Manny Roth remembers when such diversity -- of races, incomes and general freakishness -- infused the Village back in the '50s and '60s, when he owned Cafe Wha? and the Bitter End. Both venues would fall within the expanded preservation zone if the proposal goes through. Roth (uncle of Van Halen's David Lee) is now 93 and lives in California. But he remembers those days well, when he gave a young man named Bob Dylan, who had just breezed into town, a chance to perform three songs on his tiny stage, as well as Jimi Hendrix, Bruce Springsteen and others who would become legends. "If you go to Cafe Wha? today, my floor is still there, I laid it myself," says Roth, who lived in the club when he first opened it, bathing in the bathroom sink.
Perhaps surprisingly, when told that the city is considering landmarking the area that includes his old clubs, Roth is unsentimental. "What do I care?" he says. "I'm 93 years old. I have my memories." Wouldn't he like to see the city preserve the place where those memories were formed? "Look, most of the greats came from the Village. Cafe Au Go Go was where Lenny Bruce played. Circle in the Square. Le Figaro. The Village Gate. How good does it get? I understand why they want to save it. But that was then."

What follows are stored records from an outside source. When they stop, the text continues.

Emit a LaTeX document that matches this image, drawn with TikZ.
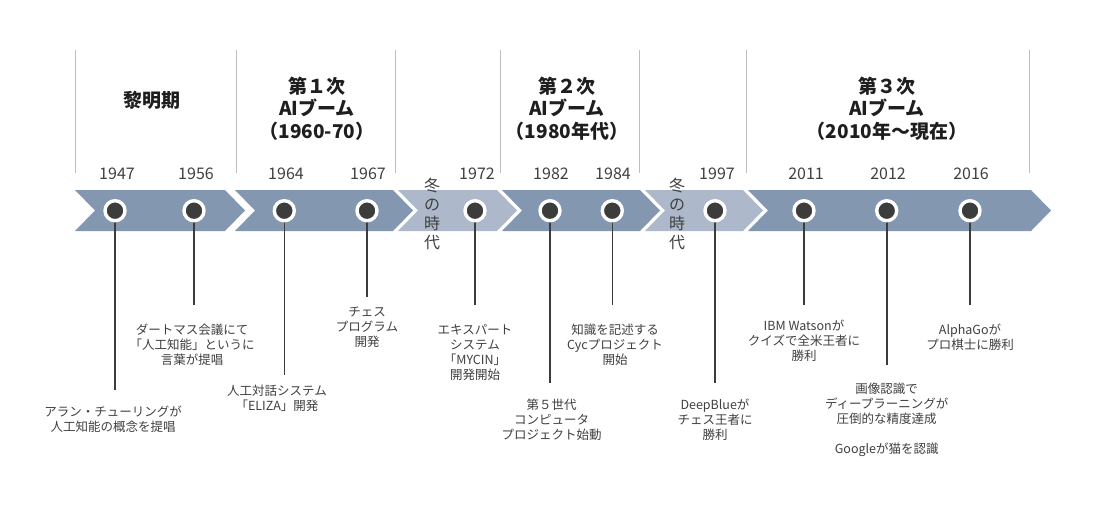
\documentclass[tikz,border=0pt]{standalone}
\usepackage{fontspec}
\setmainfont{Noto Sans CJK JP}
\definecolor{bandd}{HTML}{8497B0}
\definecolor{bandl}{HTML}{ADB9CA}
\definecolor{dotc}{HTML}{3C3C3C}
\definecolor{txt}{HTML}{404040}
\definecolor{sep}{HTML}{BFBFBF}
\definecolor{headc}{HTML}{1E1E1E}
\tikzset{
  yr/.style={font=\fontsize{16}{18}\selectfont, text=txt, inner sep=0pt},
  desc/.style={font=\fontsize{12.5}{15}\selectfont, text=txt, align=center, inner sep=0pt},
  head/.style={font=\bfseries\fontsize{19}{22.5}\selectfont, text=headc, align=center, inner sep=0pt},
  winter/.style={font=\fontsize{16}{19}\selectfont, text=txt, align=center, inner sep=0pt},
  dotnode/.style={circle, fill=dotc, draw=white, line width=3.4pt, minimum size=20pt, inner sep=0pt},
  conn/.style={draw=dotc, line width=1.6pt},
  sepline/.style={draw=sep, line width=1pt},
}
\newcommand\mychev[3]{%
  \fill[#3] (#1,190) -- (#2,190) -- ({#2+20},210.5) -- (#2,231) -- (#1,231) -- ({#1+20},210.5) -- cycle;}
\begin{document}
\begin{tikzpicture}[x=1pt,y=-1pt]
\useasboundingbox (0,0) rectangle (1100,504);
\fill[white] (0,0) rectangle (1100,504);

% header separators
\foreach \sx in {75,236,395,500.7,639.3,746,1029}
  \draw[sepline] (\sx,50) -- (\sx,173);

% headers
\node[head] (h0) at (152,100) {黎明期};
\node[head] (h1) at (317,108.5) {第１次\\AIブーム\\（1960-70）};
\node[head] (h2) at (567,108.5) {第２次\\AIブーム\\（1980年代）};
\node[head] (h3) at (887,108.5) {第３次\\AIブーム\\（2010年～現在）};

% years
\node[yr] (y1) at (117,174) {1947};
\node[yr] (y2) at (196,174) {1956};
\node[yr] (y3) at (286,174) {1964};
\node[yr] (y4) at (368,174) {1967};
\node[yr] (y5) at (477,174) {1972};
\node[yr] (y6) at (551,174) {1982};
\node[yr] (y7) at (613,174) {1984};
\node[yr] (y8) at (717,174) {1997};
\node[yr] (y9) at (806,174) {2011};
\node[yr] (y10) at (888,174) {2012};
\node[yr] (y11) at (971,174) {2016};

% chevron band
\mychev{75}{225}{bandd}
\mychev{235}{393}{bandd}
\mychev{398}{497}{bandl}
\mychev{502}{640}{bandd}
\mychev{645}{743}{bandl}
\mychev{748}{1031}{bandd}

% winter labels
\node[winter] (w1) at (432,213.5) {冬\\の\\時\\代};
\node[winter] (w2) at (677,213.5) {冬\\の\\時\\代};

% dot centres and connector ends
\coordinate (p1) at (115,210.7);   \coordinate (e1) at (115,390);
\coordinate (p2) at (194,210.7);   \coordinate (e2) at (194,305);
\coordinate (p3) at (284.3,210.7); \coordinate (e3) at (284.3,375);
\coordinate (p4) at (367,210.7);   \coordinate (e4) at (367,297);
\coordinate (p5) at (475,210.7);   \coordinate (e5) at (475,305);
\coordinate (p6) at (550,210.7);   \coordinate (e6) at (550,383);
\coordinate (p7) at (612.3,210.7); \coordinate (e7) at (612.3,305);
\coordinate (p8) at (715,210.7);   \coordinate (e8) at (715,383);
\coordinate (p9) at (804,210.7);   \coordinate (e9) at (804,305);
\coordinate (p10) at (886.7,210.7);\coordinate (e10) at (886.7,365);
\coordinate (p11) at (970,210.7);  \coordinate (e11) at (970,305);

\foreach \i in {1,...,11}
  \draw[conn] (p\i) -- (e\i);
\foreach \i in {1,...,11}
  \node[dotnode] (d\i) at (p\i) {};

% descriptions
\node[desc] (t1) at (113,419.2) {アラン・チューリングが\\人工知能の概念を提唱};
\node[desc] (t2) at (192,345) {ダートマス会議にて\\「人工知能」というに\\言葉が提唱};
\node[desc] (t3) at (277,398.3) {人工対話システム\\「ELIZA」開発};
\node[desc] (t4) at (367,327.2) {チェス\\プログラム\\開発};
\node[desc] (t5) at (475,352.5) {エキスパート\\システム\\｢MYCIN｣\\開発開始};
\node[desc] (t6) at (551.7,419.5) {第５世代\\コンピュータ\\プロジェクト始動};
\node[desc] (t7) at (615,345) {知識を記述する\\Cycプロジェクト\\開始};
\node[desc] (t8) at (715,419.5) {DeepBlueが\\チェス王者に\\勝利};
\node[desc] (t9) at (804,340.5) {IBM Watsonが\\クイズで全米王者に\\勝利};
\node[desc] (t10) at (886.7,419.5) {画像認識で\\ディープラーニングが\\圧倒的な精度達成\\[15pt]Googleが猫を認識};
\node[desc] (t11) at (970,337) {AlphaGoが\\プロ棋士に勝利};
\end{tikzpicture}
\end{document}
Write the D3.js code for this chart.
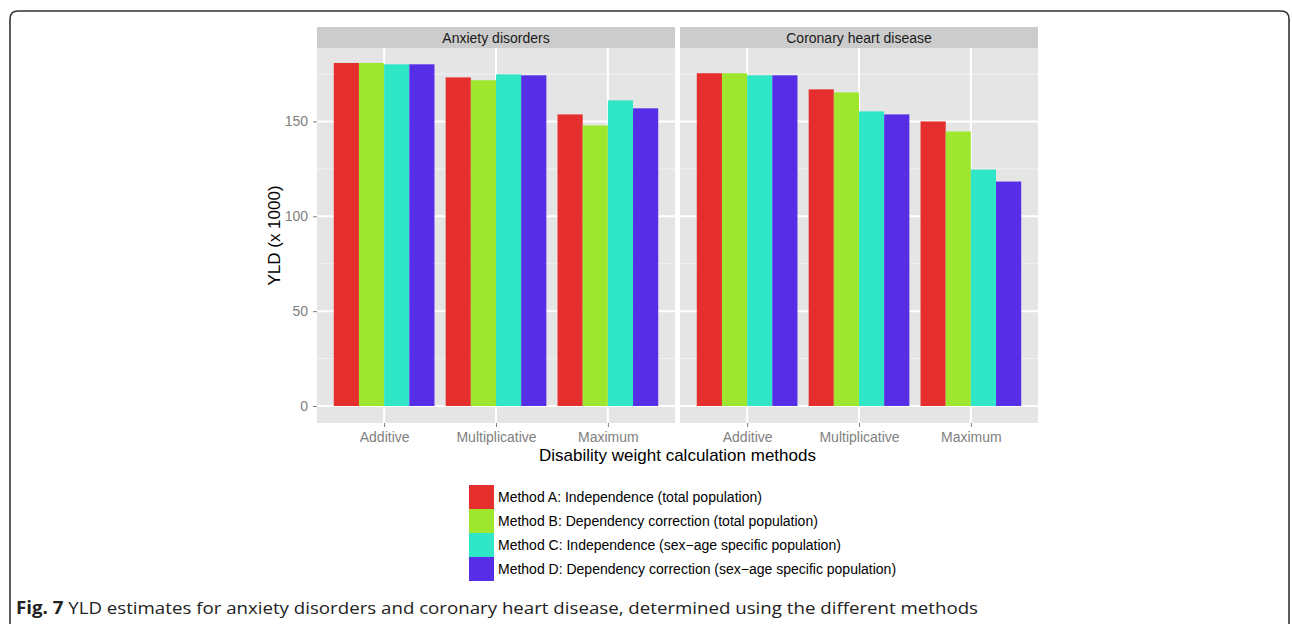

It wasn't just buildings -- it was a moment in history. "I was in the right place at the right time," he says.
Such a dispassionate attitude, divorced from nostalgia and personal wealth concerns, could ease the process of deciding what to save and what to leave to the whims of capitalism. Landmarking is meant to preserve structures whose loss would be an affront to history. Removing entire neighborhoods from the natural evolution of cities is another thing entirely.